2. Mourners may not wash or bathe except for the face, hands and feet with cool water (using cosmetics in also included in this prohibition).
a. If the person needs to bathe to remove dirt (not for included in this prohibition).
b. A woman of marriageable age (or a bride) may beautify herself even during the seven-day period.
3. They may not wear leather shoes.
4. They may not have intimate relations (not even on Shabbos).
5. They may not stucly Torah (because it causes happiness). A mourner may study Iyov, Kinos, the sad portions of Yermiyahu and the laws of mourning. He may not study other sciences or read things (i.e. newspapers) that will take his mind away from his mourning. (Aruch Hashulchan) He may study works of Mussar. (Sdei Chemed, Aveilus 25)
6. They may not greet others. If someone does greet a mourner after the first three days, he may respond in a low voice.
7. They may not wash or clean clothing or change into clean clothing.
8. They may not speak excessively nor engage in laughter and rejoicing as it says: "May they remain silent." This prohibition is understood from the fact that they may not even say "Shalom" to others.

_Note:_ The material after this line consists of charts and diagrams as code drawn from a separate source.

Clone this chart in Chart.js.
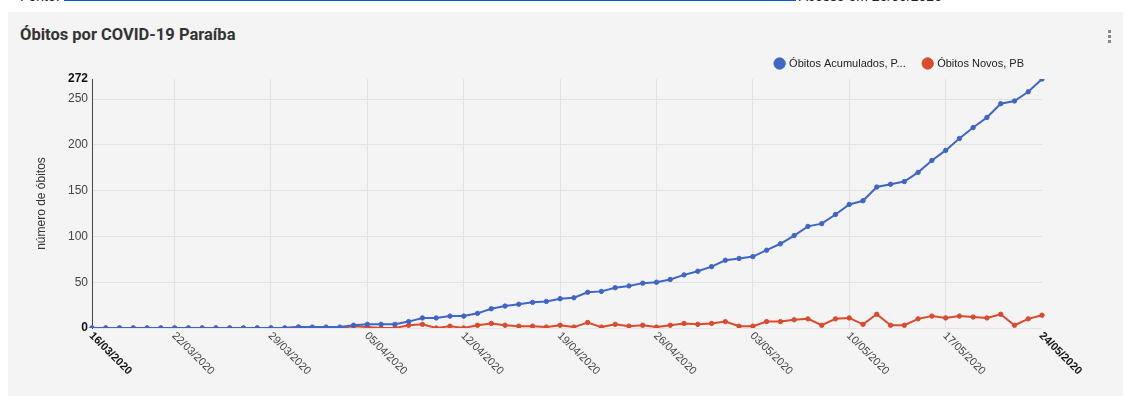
<!DOCTYPE html>
<html>
<head>
<meta charset="utf-8">
<script src="https://cdn.jsdelivr.net/npm/chart.js@4.4.0/dist/chart.umd.min.js"></script>
<style>
  html, body { margin:0; padding:0; background:#ffffff; width:1131px; height:399px; overflow:hidden; position:relative; }
  #source { position:absolute; left:20px; top:-17px; font-family:"Liberation Sans", Arial, sans-serif; font-size:14px; color:#222; white-space:nowrap; }
  #source a { display:inline-block; width:732px; color:#1155cc; border-bottom:2px solid #1155cc; text-decoration:none; overflow:hidden; }
  #card { position:absolute; left:8px; top:12px; width:1115px; height:384px; background:#f4f4f4; }
  #title { position:absolute; left:20px; top:25px; font-family:Roboto, "Liberation Sans", sans-serif; font-weight:bold; font-size:16.5px; color:#333; }
  .dot { position:absolute; left:1108px; width:3px; height:3px; background:#888; }
  canvas { position:absolute; left:0; top:0; }
</style>
</head>
<body>
<div id="source">Fonte: <a>https://superset.plataformatarget.com.br/superset/dashboard/55/</a> Acesso em 25/05/2020</div>
<div id="card"></div>
<div id="title">Óbitos por COVID-19 Paraíba</div>
<div class="dot" style="top:30px"></div>
<div class="dot" style="top:35px"></div>
<div class="dot" style="top:40px"></div>
<canvas id="c" width="1131" height="399"></canvas>
<script>
const categories = [
  "16/03/2020","17/03/2020","18/03/2020","19/03/2020","20/03/2020","21/03/2020","22/03/2020",
  "23/03/2020","24/03/2020","25/03/2020","26/03/2020","27/03/2020","28/03/2020","29/03/2020",
  "30/03/2020","31/03/2020","01/04/2020","02/04/2020","03/04/2020","04/04/2020","05/04/2020",
  "06/04/2020","07/04/2020","08/04/2020","09/04/2020","10/04/2020","11/04/2020","12/04/2020",
  "13/04/2020","14/04/2020","15/04/2020","16/04/2020","17/04/2020","18/04/2020","19/04/2020",
  "20/04/2020","21/04/2020","22/04/2020","23/04/2020","24/04/2020","25/04/2020","26/04/2020",
  "27/04/2020","28/04/2020","29/04/2020","30/04/2020","01/05/2020","02/05/2020","03/05/2020",
  "04/05/2020","05/05/2020","06/05/2020","07/05/2020","08/05/2020","09/05/2020","10/05/2020",
  "11/05/2020","12/05/2020","13/05/2020","14/05/2020","15/05/2020","16/05/2020","17/05/2020",
  "18/05/2020","19/05/2020","20/05/2020","21/05/2020","22/05/2020","23/05/2020","24/05/2020"
];
const obitosAcumulados = [
  0,0,0,0,0,0,0, 0,0,0,0,0,0,0, 0,1,1,1,1,3,4,
  4,4,7,11,11,13,13, 16,21,24,26,28,29,32, 33,39,40,44,46,49,50,
  53,58,62,67,74,76,78, 85,92,101,111,114,124,135,
  139,154,157,160,170,183,194, 207,219,230,245,248,258,272
];
const obitosNovos = [
  0,0,0,0,0,0,0, 0,0,0,0,0,0,0, 0,1,0,0,0,2,1,
  0,0,3,4,0,2,0, 3,5,3,2,2,1,3, 1,6,1,4,2,3,1,
  3,5,4,5,7,2,2, 7,7,9,10,3,10,11,
  4,15,3,3,10,13,11, 13,12,11,15,3,10,14
];
const xTickLabels = ["16/03/2020","22/03/2020","29/03/2020","05/04/2020","12/04/2020","19/04/2020","26/04/2020","03/05/2020","10/05/2020","17/05/2020","24/05/2020"];
const boldXLabels = ["16/03/2020","24/05/2020"];
const yTicks = [0,50,100,150,200,250,272];
const boldYTicks = [0,272];
const gridDates = ["22/03/2020","29/03/2020","05/04/2020","12/04/2020","19/04/2020","26/04/2020","03/05/2020","10/05/2020","17/05/2020"];

const BLUE = '#3f66c6';
const RED = '#da4a2c';
const FONT = '"Liberation Sans", Arial, sans-serif';

const isBoldY = (ctx) => !!(ctx && ctx.tick && boldYTicks.includes(ctx.tick.value));

const xLabelPlugin = {
  id: 'xLabels',
  afterDraw(chart) {
    const ctx = chart.ctx;
    const xs = chart.scales.x;
    const yBase = chart.chartArea.bottom + 6;
    categories.forEach((c, i) => {
      if (!xTickLabels.includes(c)) return;
      const x = xs.getPixelForValue(i);
      const bold = boldXLabels.includes(c);
      ctx.save();
      ctx.translate(x - 1, yBase);
      ctx.rotate(Math.PI / 4);
      ctx.font = (bold ? 'bold ' : '') + '11px ' + FONT;
      ctx.fillStyle = bold ? '#111' : '#444';
      ctx.textAlign = 'left';
      ctx.textBaseline = 'middle';
      ctx.fillText(c, 0, 0);
      ctx.restore();
    });
  }
};

new Chart(document.getElementById('c'), {
  type: 'line',
  data: {
    labels: categories,
    datasets: [
      { label: 'Óbitos Acumulados, PB', data: obitosAcumulados, borderColor: BLUE, backgroundColor: BLUE,
        pointBackgroundColor: BLUE, pointBorderColor: BLUE, pointRadius: 2.2, pointBorderWidth: 1, borderWidth: 2, tension: 0 },
      { label: 'Óbitos Novos, PB', data: obitosNovos, borderColor: RED, backgroundColor: RED,
        pointBackgroundColor: RED, pointBorderColor: RED, pointRadius: 2.2, pointBorderWidth: 1, borderWidth: 2, tension: 0 }
    ]
  },
  options: {
    responsive: false,
    animation: false,
    layout: { padding: { left: 30, right: 89, top: 40, bottom: 0 } },
    plugins: {
      legend: {
        position: 'top',
        align: 'end',
        labels: {
          usePointStyle: true, pointStyle: 'circle', boxWidth: 8, boxHeight: 8, padding: 18,
          color: '#222', font: { family: FONT, size: 11 },
          generateLabels(chart) {
            const items = Chart.defaults.plugins.legend.labels.generateLabels(chart);
            items.forEach(it => { if (it.text.length > 20) it.text = it.text.slice(0, 20) + '...'; });
            return items;
          }
        }
      },
      tooltip: { enabled: false }
    },
    scales: {
      x: {
        type: 'category',
        offset: false,
        ticks: { display: false, autoSkip: false },
        grid: {
          drawTicks: false,
          color: (ctx) => (ctx && ctx.tick && gridDates.includes(categories[ctx.index])) ? '#e1e1e1' : 'rgba(0,0,0,0)'
        },
        border: { display: false },
        afterFit(scale) { scale.height = 71; }
      },
      y: {
        min: 0, max: 272,
        afterBuildTicks(scale) { scale.ticks = yTicks.map(v => ({ value: v })); },
        ticks: {
          padding: 4,
          autoSkip: false,
          color: (ctx) => isBoldY(ctx) ? '#111' : '#444',
          font: (ctx) => ({ family: FONT, size: 12, weight: isBoldY(ctx) ? 'bold' : 'normal' })
        },
        grid: {
          drawTicks: false,
          color: (ctx) => (ctx && ctx.tick && ctx.tick.value === 272) ? 'rgba(0,0,0,0)' : '#e1e1e1'
        },
        border: { display: true, color: '#444', width: 1 },
        title: { display: true, text: 'número de óbitos', color: '#333', font: { family: FONT, size: 12 }, padding: 4 },
        afterFit(scale) { scale.width = 62; }
      }
    }
  },
  plugins: [xLabelPlugin]
});
</script>
</body>
</html>
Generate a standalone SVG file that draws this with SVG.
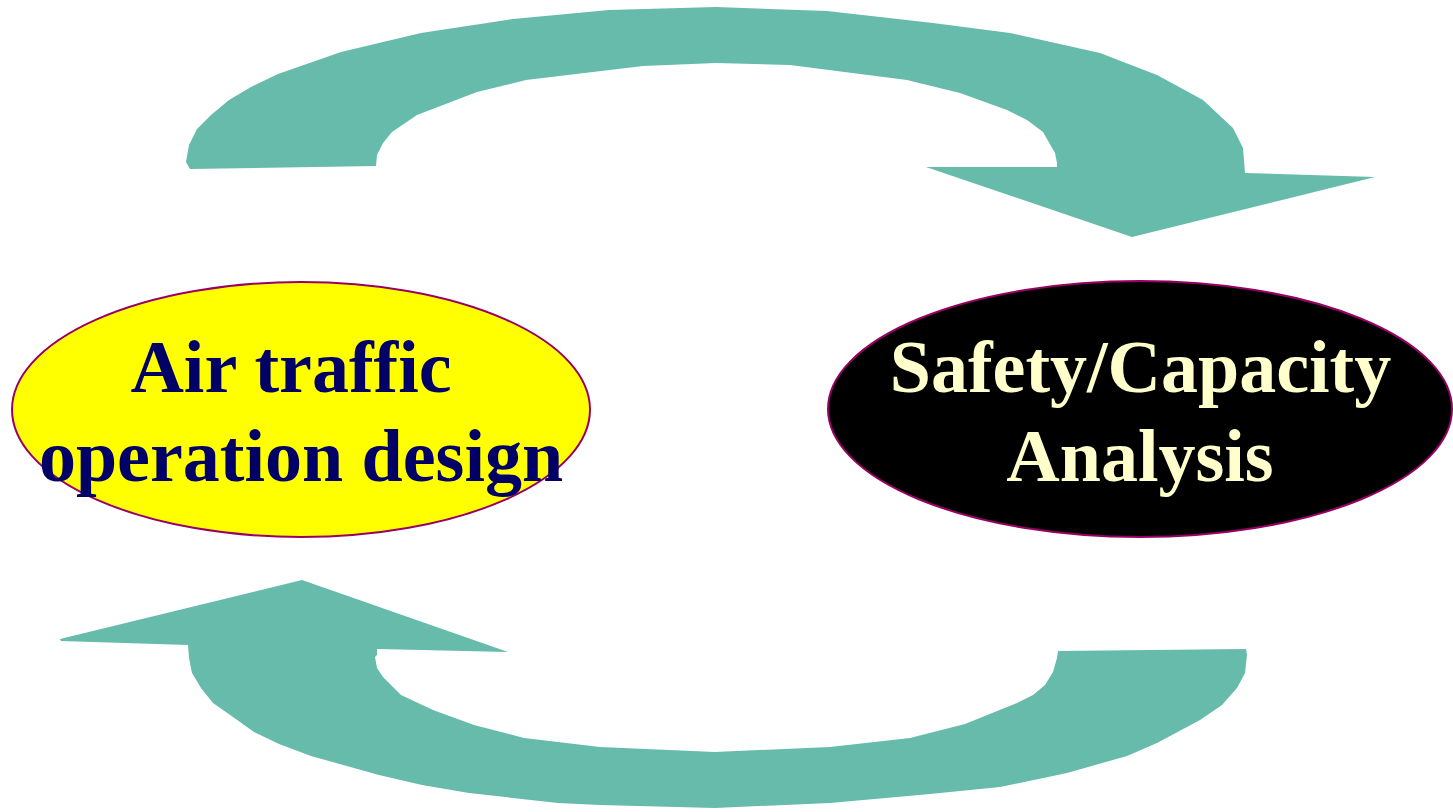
<svg xmlns="http://www.w3.org/2000/svg" width="1453" height="812" viewBox="0 0 1453 812">
<style>
.arrow{fill:#66bbaa;stroke:none}
.node-shape{stroke:#990066;stroke-width:2}
.label{font-family:"Liberation Serif","Times New Roman",serif;font-weight:bold;font-size:74px;text-anchor:middle}
</style>
<rect width="1453" height="812" fill="#ffffff"/>
<g id="connectors">
<polygon id="arrow-top" class="arrow" points="190,169 186,162 189,145 197,129 211,115 229,100 251,87 278,74 341,52 421,33 513,19 609,10 716,7 827,11 933,23 1010,33 1100,53 1157,75 1203,100 1233,128 1243,148 1245,173 1375,177 1132,237 926,167 1057,167 1057,163 1055,153 1043,132 1027,120 1007,110 960,93 907,80 790,65 716,63 643,66 526,80 477,92 417,115 392,132 383,143 377,155 376,166"/>
<polygon id="arrow-bottom" class="arrow" points="60,639 302,580 508,652 377,649 377,655 375,657 377,668 383,677 401,695 433,710 474,725 524,738 600,747 715,752 830,747 910,738 965,724 1017,703 1033,695 1045,685 1053,672 1057,658 1058,651 1246,649 1247,655 1245,673 1237,688 1222,705 1200,720 1157,743 1127,756 1067,773 1000,787 930,794 830,803 715,808 600,805 558,803 469,793 422,785 379,775 311,756 279,744 254,732 233,717 213,703 201,688 192,673 189,658 188,645 61,641"/>
</g>
<g id="node-design">
<ellipse class="node-shape" cx="301" cy="409.5" rx="289" ry="127.5" fill="#ffff00"/>
<text class="label" fill="#000066"><tspan x="291" y="392">Air traffic</tspan><tspan x="301" y="481">operation design</tspan></text>
</g>
<g id="node-analysis">
<ellipse class="node-shape" cx="1140" cy="409" rx="312" ry="128" fill="#000000"/>
<text class="label" fill="#ffffcc"><tspan x="1140.5" y="392">Safety/Capacity</tspan><tspan x="1140" y="481">Analysis</tspan></text>
</g>
</svg>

A mourner may also not hold a child in his lap or engage in similar activities that may lead to laughter. (Rambam, Aveilus 5:20)
9. He may not shave or take a haircut (hair combing is permitted).
10. He may not cut his nails with a utensil but he is allowed to bite or pull them off.
11. He may not sit on a seat. One who is ill or in an unusual situation should consult a competent Orthodox Rabbi for exceptions to the above.
12. A mourner may not go out of his house during the first week. However, he may leave the house to sleep elsewhere in the evenings if there is a need for it.
13. On the seventh day, after the morning-visitors leave(or after the time they would normally leave), the seven-day period is over. It is customary for some friends to assist the mourners in rising from the floor.

On Friday
1. The mourners stop their mourning to allow themselves time to prepare for Shabbos according to their needs.
a. they may change their clothes
b. even to put on Shabbos clothes
2. They may put on their shoes and rise from sitting on the floor as close to Shabbos as possible.

Shabbos and Yom Tov
1. Shabbos is counted as one of the seven days, although obvious demonstrations of mourning are forbidden.
2. On Shabbos, marital relations, washing, and Torah study are forbidden, because these activities are not obvious to others.